On Thu, 10 Oct 2013, W. D. wrote:

At 08:47 10/6/2013, Warren Block wrote:
On Sun, 6 Oct 2013, W. D. wrote:

Booted with both.  Alt-F4 to get to command line.

Very limited commands: "ls: not found".

Why?  What good are these disks if they don't have
the most basic of commands?

The "emergency holographic shell" was always very limited.  I suspect a
path thing, with it looking for commands on the installed system.  Old
bare-bones tricks like "echo *" help.

Trying to clone a hard disk that has an number
of bad sectors.  Trying to save most of my data.

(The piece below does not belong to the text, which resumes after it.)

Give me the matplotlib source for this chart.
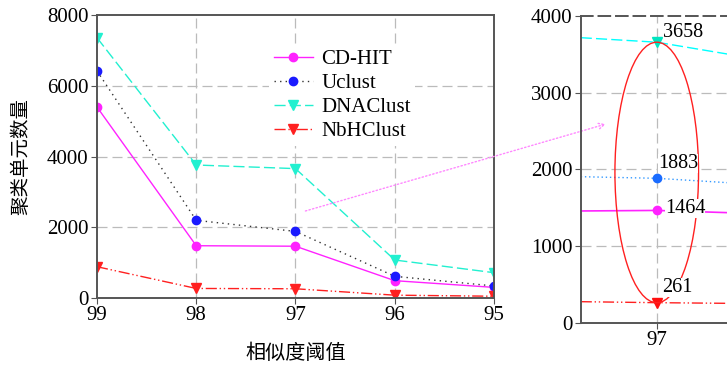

Want to use "recoverdisk", but can't get the
command line to work.

Use mfsBSD: http://mfsbsd.vx.sk/

Thanks, Warren.  MFSBSD worked for me.

Had to use 8.X because 9.X hangs.  I think it has something
to do with my PS2 mouse and keyboard.  9.X still only seems
to work with USB peripherals--or is something else going on?

I was a bit skittish using "recoverdisk" because I couldn't
find any explicit notation about source and target.

   # clone a hard disk
    recoverdisk /dev/ad3 /dev/ad4

As it turns out, the first argument is the source and the
second is the target, as one might intuitively guess.  However,
I've been burned before by guesses, so I hope someone will
update the man pages to make this obvious.

It says

     recoverdisk [-b bigsize] [-r readlist] [-s interval] [-w writelist]
                 source [destination]

That seems pretty clear, although the text does not really explain what happens if the optional destination is not given. Output to stdout would be the standard expectation.